FINRA Proposes Amendment to Corporate Financing Rule and Conflict of Interest Rule

FINRA Rule 5110, the corporate financing rule, regulates the terms and arrangements of securities underwriting conducted by FINRA member broker-dealers, which covers virtually all of the US securities industry. FINRA has proposed amendments to the corporate financing rule that would (a) exclude “independent financial advisers” from the application of the corporate financing rule, (b) limit lock-up restrictions for certain securities acquired or converted to prevent dilution, and (c) clarify information requirements for public offering filings. In addition, FINRA has also proposed to narrow the scope of the definition of “control” for purposes of FINRA Rule 5121, the conflict of interest rule, to exclude holders of subordinated debt. Separately, FINRA has proposed other amendments to the corporate financing rule that would (a) expand the circumstances under which FINRA member broker-dealers and issuers may negotiate termination fees and rights of first refusal and (b) exempt all exchange-traded funds from the filing requirements under that rule.

Introduction -

On January 9, 2014, the US Financial Industry Regulatory Authority, Inc. (“FINRA”) submitted proposed amendments to its Rule 5110 (the “Corporate Financing Rule”) and 5121 to the Securities and Exchange Commission (“SEC”).

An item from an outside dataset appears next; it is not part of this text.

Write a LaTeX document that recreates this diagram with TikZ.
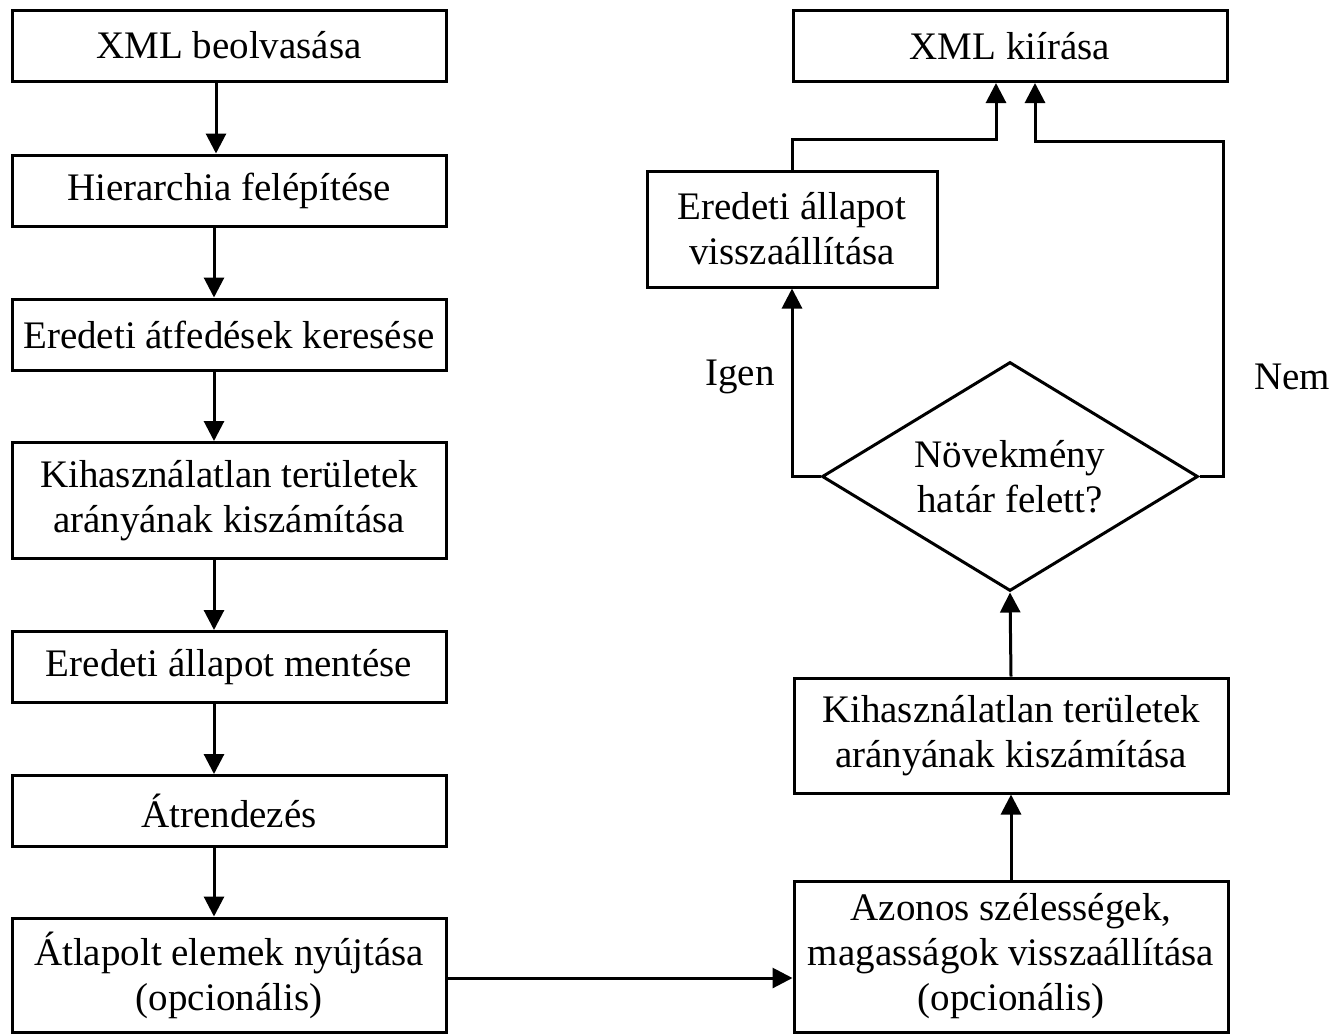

If adopted, the amendments (the “Amendment No. 1”) would (a) exclude “independent financial advisers” from being considered as “participating in a public offering;” (b) modify the lock-up restrictions under Rule 5110(g)(1) to exclude certain securities acquired or converted to prevent dilution; and (c) clarify that information requirements for filings submitted under Rule 5110 apply only to relationships with a “participating” member. In addition, FINRA has also proposed to narrow the scope of the definition of control in Rule 5121 (the “Conflict of Interest Rule,” and together with the Corporate Financing Rule, the “Rules”) by excluding beneficial owners of 10% or more of the outstanding subordinated debt of an entity.